In this talk we will discuss how one could possibly design cryptographic schemes and constructs which are provably secure against all(or at least a large subset of) families of
side channel attacks. We will mention two results on this topic:
The first result is joint work with Yael Tauman-Kalai and Guy Rothbblumon the construction of *one-time programs*. These are programs which:
(1) can be executed on a *single* input whose value can be specified at run time,
(2)  other than the result of the computation on this single input, nothing else about the program can be learned. Such programs have applications to temporary transfer of cryptographic ability, as well as  electronic cash or token schemes. It is impossible however to construct one-time programs using software alone. Thus, our solution employ a secure memory device.
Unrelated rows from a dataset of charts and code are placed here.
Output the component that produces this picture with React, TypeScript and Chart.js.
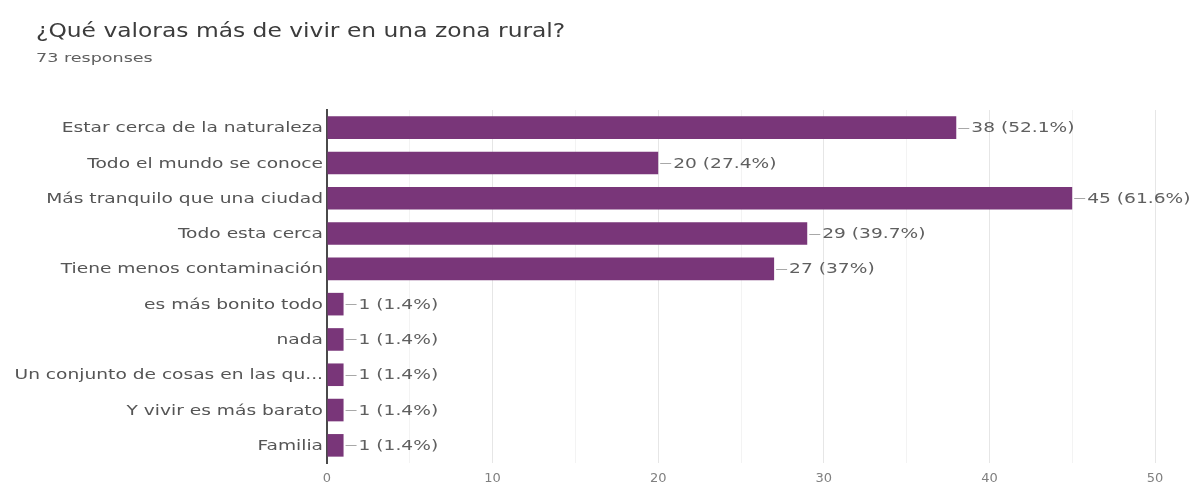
import React, { useEffect, useRef } from "react";
import { Chart, registerables } from "chart.js";

Chart.register(...registerables);

const TITLE = "¿Qué valoras más de vivir en una zona rural?";
const SUBTITLE = "73 responses";

const categories = [
  "Estar cerca de la naturaleza",
  "Todo el mundo se conoce",
  "Más tranquilo que una ciudad",
  "Todo esta cerca",
  "Tiene menos contaminación",
  "es más bonito todo",
  "nada",
  "Un conjunto de cosas en las qu...",
  "Y vivir es más barato",
  "Familia",
];
const counts = [38, 20, 45, 29, 27, 1, 1, 1, 1, 1];
const percents = ["52.1", "27.4", "61.6", "39.7", "37", "1.4", "1.4", "1.4", "1.4", "1.4"];

const AXIS_MAX = 50;
const STRETCH = 1.33;

const labelPlugin = {
  id: "stretchedLabels",
  afterDatasetsDraw(chart: any) {
    const ctx = chart.ctx;
    const meta = chart.getDatasetMeta(0);
    const yScale = chart.scales.y;
    ctx.save();
    // category labels
    ctx.font = "14px 'DejaVu Sans'";
    ctx.textBaseline = "middle";
    categories.forEach((label, i) => {
      const y = yScale.getPixelForValue(i);
      ctx.save();
      ctx.translate(yScale.right - 4, y + 1);
      ctx.scale(STRETCH, 1);
      ctx.fillStyle = "#555";
      ctx.textAlign = "right";
      ctx.fillText(label, 0, 0);
      ctx.restore();
    });
    // value labels
    meta.data.forEach((bar: any, i: number) => {
      const x = bar.x;
      const y = bar.y;
      ctx.strokeStyle = "#a8a8a8";
      ctx.lineWidth = 1;
      ctx.beginPath();
      ctx.moveTo(x + 2, Math.round(y) + 0.5);
      ctx.lineTo(x + 13, Math.round(y) + 0.5);
      ctx.stroke();
      ctx.save();
      ctx.translate(x + 15, y + 1);
      ctx.scale(STRETCH, 1);
      ctx.fillStyle = "#5f5f5f";
      ctx.textAlign = "left";
      ctx.fillText(`${counts[i]} (${percents[i]}%)`, 0, 0);
      ctx.restore();
    });
    ctx.restore();
  },
};

export default function App() {
  const ref = useRef<HTMLCanvasElement | null>(null);
  useEffect(() => {
    if (!ref.current) return;
    const chart = new Chart(ref.current, {
      type: "bar",
      data: {
        labels: categories,
        datasets: [
          {
            data: counts,
            backgroundColor: "#793679",
            borderWidth: 0,
            barPercentage: 0.64,
            categoryPercentage: 1,
          },
        ],
      },
      options: {
        indexAxis: "y",
        animation: false,
        responsive: false,
        maintainAspectRatio: false,
        layout: { padding: { top: 110, right: 44, bottom: 6, left: 0 } },
        plugins: {
          legend: { display: false },
          tooltip: { enabled: false },
          title: { display: false },
        },
        scales: {
          x: {
            min: 0,
            max: AXIS_MAX,
            ticks: {
              stepSize: 5,
              padding: 8,
              color: "#808080",
              font: { family: "'DejaVu Sans'", size: 13 },
              callback: (v: any) => (Number(v) % 10 === 0 ? String(v) : ""),
            },
            grid: {
              drawTicks: false,
              color: (c: any) =>
                c.tick && c.tick.value % 10 === 0 ? "#e6e6e6" : "#f3f3f3",
            },
            border: { display: false },
            afterFit: (s: any) => {
              s.height = 30;
            },
          },
          y: {
            ticks: { display: false },
            grid: { display: false, drawTicks: false },
            border: { display: true, color: "#4a4a4a", width: 2 },
            afterFit: (s: any) => {
              s.width = 327;
            },
          },
        },
      },
      plugins: [labelPlugin],
    });
    return () => chart.destroy();
  }, []);

  return (
    <div style={{ position: "absolute", left: 0, top: 0, width: 1199, height: 499, background: "#fff" }}>
      <canvas ref={ref} width={1199} height={499} style={{ position: "absolute", left: 0, top: 0 }} />
      <div
        style={{
          position: "absolute",
          left: 36,
          top: 19,
          fontFamily: "'DejaVu Sans'",
          fontSize: 19,
          color: "#3c3c3c",
          whiteSpace: "nowrap",
          transform: "scaleX(1.23)",
          transformOrigin: "left top",
        }}
      >
        {TITLE}
      </div>
      <div
        style={{
          position: "absolute",
          left: 36,
          top: 50,
          fontFamily: "'DejaVu Sans'",
          fontSize: 13,
          color: "#5f5f5f",
          whiteSpace: "nowrap",
          transform: "scaleX(1.35)",
          transformOrigin: "left top",
        }}
      >
        {SUBTITLE}
      </div>
    </div>
  );
}
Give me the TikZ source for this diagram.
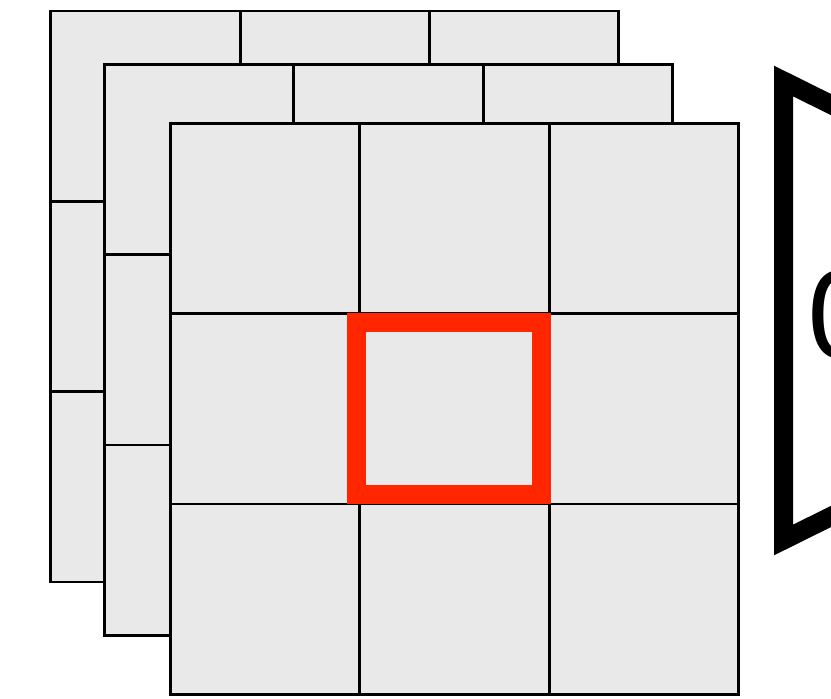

We prove that the existence of such a device enables the construction of a one-time program for any function f,  in a way which resists any `computational'  side-channel attacks - to be defined in the lecture.The second result we will mention is joint work with Adi Akavia And Vinod Vaikuntanathan in which we show how to construct a public-key encryption which retains semantic security even
in presence of `memory-leakage' side-channel attacks -- to be defined in the lecture.

Ofer Shezaf
Breach Security


Business Model as a Prerequisite for Web Hacking The web hacking incident database (WHID) is a Web Application Security Consortium project dedicated to maintaining a list of web applications related security incidents. The database classifies each reported attack by, among other criteria, the method used, the outcome of the attack and the industry and the country of the attacked organization. Based on the database Breach Labs, which sponsors WHID, issues a periodical report on trends in Web Application Security. In 2008 web hacking trends show a significant increase in web hacking level, however the increase is specific attack methods, most of which are well known for several years. The presentation analyzes the these new trends in web hacking focusing in on the linkage between technology and business drivers which led to the dramatic rise this year. Based on the analysis the presentation outlines a model for risk assessment for web applications.

Hugo Krawczyk
IBM Research


Recent cryptanalytical attacks have shaken our confidence in the
security of current hash functions and, more fundamentally, have cast
doubts on our ability to design strong collision resistant hash
functions (CRHF). This, in turn, questions the security of current and
future digital signature schemes that rely in an essential way on strong
CRHFs. To overcome this serious dependency on strong collision
resistance, we devise a new hashing scheme that allows the use of
conventional hash functions (such as the SHA family) with conventional
signature algorithms (such as RSA and DSA) and yet ensures the security
of digital signatures under a much weaker assumption on the hash
functions than full collision resistance. The only modification to
existing signature schemes is a simple randomized pre-processing of
messages to be signed.   As a result, we propose a simple change to
existing signature encoding schemes (e.g., PKCS #1) that may have
crucial implications on the security of signature schemes not only in
the presence of current attacks but also in the context of future,
unpredictable, cryptanalytical advances.